More narrowly, from 2011 to 2014, after oil spiked to around $110 during the Arab Spring and then held around there, the move back to the $80-85 range is a very welcome relief. It’s being driven in part by supply increases in the U.S. and then there’s also this relentless decline in demand. In part, because the economic recovery is slow. But then the good part is that there is this steady tightening of CAFE standards in the U.S. [The federally enacted Corporate Average Fuel Economy regulations currently require manufacturers to achieve an average fuel efficiency of 54.5 miles per gallon for cars and light trucks by 2025.]
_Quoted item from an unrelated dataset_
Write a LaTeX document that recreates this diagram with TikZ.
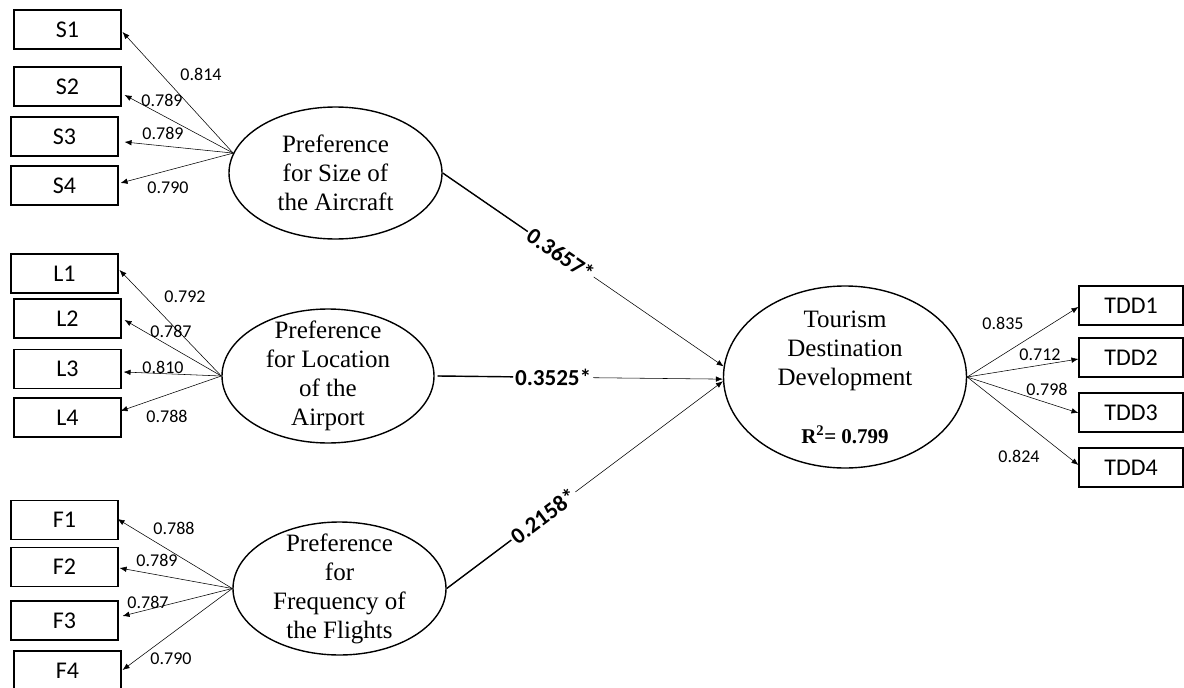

Are we benefitting from that already?

I don’t have the exact numbers but U.S. oil consumption has come down a lot since 2005-2006. [It dropped from about 21 million barrels a day in 2005 to 19 million in 2013.] That’s a combination of the recession—fewer people are working, people are driving less—but also we’ve shifted back to smaller cars. Hummers are out of fashion. I think the CAFE standards are one of the very understated things going on relentlessly beneath the surface and will keep going for 15 more years. Cars here are still much bigger than in Europe or Japan or rest of the developed world.
 
You always think of conservation as not the greatest form of innovation—ideally, you’d like completely new sources of energy—but there’s actually a lot we can do on the conservation side.

So you have the CAFE standards, the ongoing fracking revolution, and that’s buying us a fair amount of time. On the other hand, I’d be surprised if oil can get much lower than $80 a barrel because the cost of fracking is pretty high.

Fracking technology always gets cast as this technological improvement. I think it’s in some sense inferior to past oil extraction technologies, because it’s dirtier and more expensive. It’s sort of a stopgap. I always want to push back on its being framed as this technological panacea.

I think we’re still in the sort of in-between zone, where the fundamental technological problem [of finding new, sustainable energy sources] has not been solved, but we have more time than we would have thought.